Sunday, March 10, 2013

Wine Review: 2010 Les Halos de Jupiter Cotes du Rhone

On my recent trip to Dallas, Texas, I had the opportunity to enjoy this wine, which I haven't yet been able to find in my home market. 

A joint project of winemaking dynamic duo Phillipe Cambie, an oenologist specializing in Rhone grapes and Michel Gassier, Vigneron of Chateau de Nages, the Halos de Jupiter line focuses on expressing the terroirs of several Rhone appellations.   I brought back a bottle of the Rasteau to go in my cellar, and there are others made from Gigondas, Chateauneuf du Pape, Costieres de Nimes and  Vacqueyras.  Essentially a negociant project, the fruit for these wines is sourced from the various and sundry delimited southern Rhone regions, and vinted in such a way as to highlight their individual characters.  They are imported by Eric Solomon's European Cellars, an importer whose nose for finding expressive, terroir centered wines is much renowned. 

Everybody knows how much I love, love, LOVE Rhone wines, and it's no secret that I have yet to enjoy any of the Gassier wines that I've tasted.  But without any journalistic bias whatsoever, I can definitely say that this wine is a delightful example of it's breed.
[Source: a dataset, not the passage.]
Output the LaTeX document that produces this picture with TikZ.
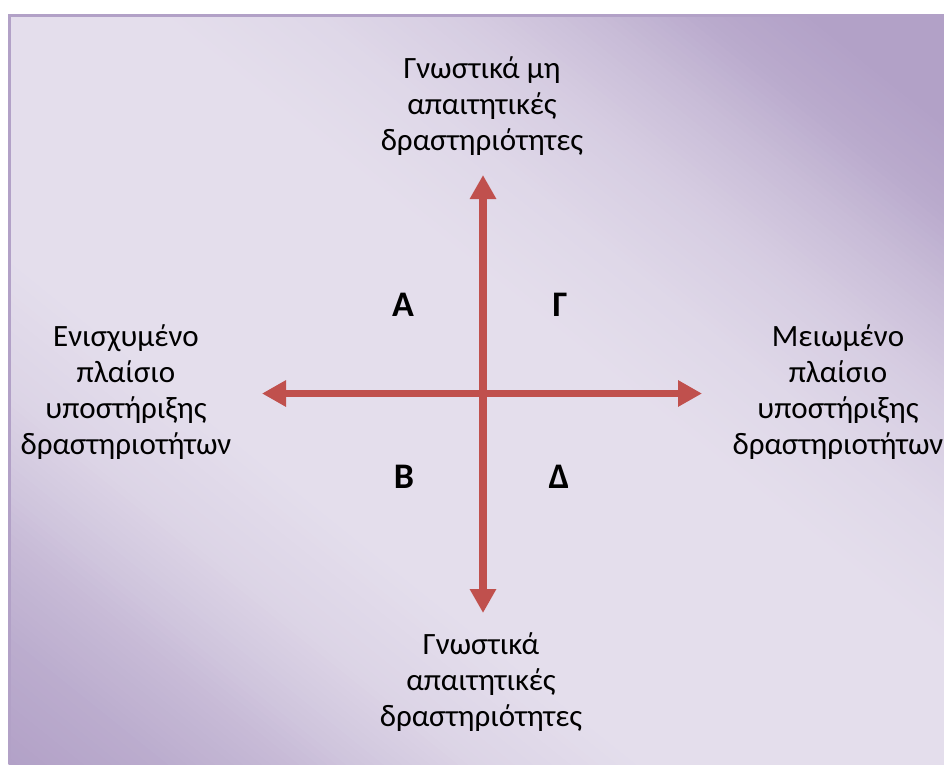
\documentclass[tikz,border=0pt]{standalone}
\usepackage{fontspec}
\setmainfont{Carlito}
\usetikzlibrary{arrows.meta}
\definecolor{dk}{HTML}{B2A1C7}
\definecolor{lt}{HTML}{E4DEEC}
\definecolor{arrowred}{HTML}{C0504D}
\tikzset{
  lbl/.style={align=center, font=\fontsize{31}{36}\selectfont, text=black, inner sep=0pt},
  quad/.style={font=\fontsize{36}{40}\selectfont\bfseries, text=black, inner sep=0pt},
  axis/.style={line width=7.5pt, draw=arrowred, {Triangle[length=24pt,width=25pt]}-{Triangle[length=24pt,width=25pt]}}
}
\begin{document}
\begin{tikzpicture}[x=1pt,y=-1pt]
\useasboundingbox (0,0) rectangle (944,764);
\fill[white] (0,0) rectangle (944,764);
% background gradient: dark at top-right and bottom-left corners, light along the TL-BR diagonal
\begin{scope}[shift={(8,764)}, x={(936pt,0pt)}, y={(0pt,750pt)}]
  \clip (0,0) rectangle (1,1);
  \foreach \i in {0,...,199} {
    \pgfmathsetmacro\tt{(\i+0.5)/200}
    \pgfmathsetmacro\pp{\tt<0.08 ? 100-18*\tt/0.08 : (\tt<0.15 ? 82-24*(\tt-0.08)/0.07 : (\tt<0.19 ? 58-20*(\tt-0.15)/0.04 : (\tt<0.25 ? 38-22*(\tt-0.19)/0.06 : (\tt<0.34 ? 16-16*(\tt-0.25)/0.09 : (\tt<0.58 ? 0 : (\tt<0.66 ? 10*(\tt-0.58)/0.08 : (\tt<0.74 ? 10+18*(\tt-0.66)/0.08 : (\tt<0.81 ? 28+27*(\tt-0.74)/0.07 : (\tt<0.87 ? 55+30*(\tt-0.81)/0.06 : (\tt<0.93 ? 85+15*(\tt-0.87)/0.06 : 100))))))))))}
    \pgfmathsetmacro\sa{2*\i/200}
    \pgfmathsetmacro\sb{2*(\i+1)/200+0.006}
    \fill[fill=dk!\pp!lt] (\sa+1,-1) -- (\sb+1,-1) -- (\sb-2,2) -- (\sa-2,2) -- cycle;
  }
\end{scope}
\draw[dk, line width=3pt] (9.5,764) -- (9.5,15.5) -- (944,15.5);
\coordinate (L) at (262,393.5);
\coordinate (R) at (702,393.5);
\coordinate (T) at (483,175);
\coordinate (B) at (483,613);
\draw[axis] (L) -- (R);
\draw[axis] (T) -- (B);
\node[lbl] (top) at (482,106) {Γνωστικά μη\\απαιτητικές\\δραστηριότητες};
\node[lbl] (bottom) at (481,682) {Γνωστικά\\απαιτητικές\\δραστηριότητες};
\node[lbl] (left) at (126,392) {Ενισχυμένο\\πλαίσιο\\υποστήριξης\\δραστηριοτήτων};
\node[lbl] (right) at (838,392) {Μειωμένο\\πλαίσιο\\υποστήριξης\\δραστηριοτήτων};
\node[quad] (qa) at (403,305) {Α};
\node[quad] (qg) at (560,305) {Γ};
\node[quad] (qb) at (404,477) {Β};
\node[quad] (qd) at (559,477) {Δ};
\end{tikzpicture}
\end{document}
The wine pours a dark, intense purple that permits only the tiniest amount of light through it, just a bit of transparency at the rim, a definite display of both its youth and its incredible extraction and density.   There is an intoxicating, pronounced nose of dark, cooked fruit upon initial inspection, but as it opens, notes of lavender, kirsch, black cherry pie and just the subtlest hint of black olive reveal themselves.  Fruit is the dominant sensation here, but that is in no way a criticism.  It isn't a fruit bomb in the inelegant, jelly-factory-floor-scrapings sense.   It is just that the fruit component of this wine is so huge, it muscles everything else into submission.  I always say that it is important to listen to a wine, and there are ample tannins, a vivacious acidity and a pretty rockin' amount of alcohol playing along here; the fruit, however, is like the guy in the band who has an amplifier three times the size of  his bandmates.  You really have to pay attention to notice what the others are doing.

As the wine opens in the glass, the tannins become more evident, as well as some stony minerality.  It maintains its smoothness all the way through to a solid finish.   This is a fine and lovely wine, that retails at the very modest price of  $12.99.   Part of the pleasure here is the wine's versatility; it could be easy or it could be Uptown, dressed up in a suit for a fine night out or just as comfortable in an old pair of 501's.  One could open this as an after-work cocktail wine, or serve it with Sunday dinner.  And I've always championed Rhone reds as execptionally friendly with a wide variety of foods.  This will work well with anything but fish.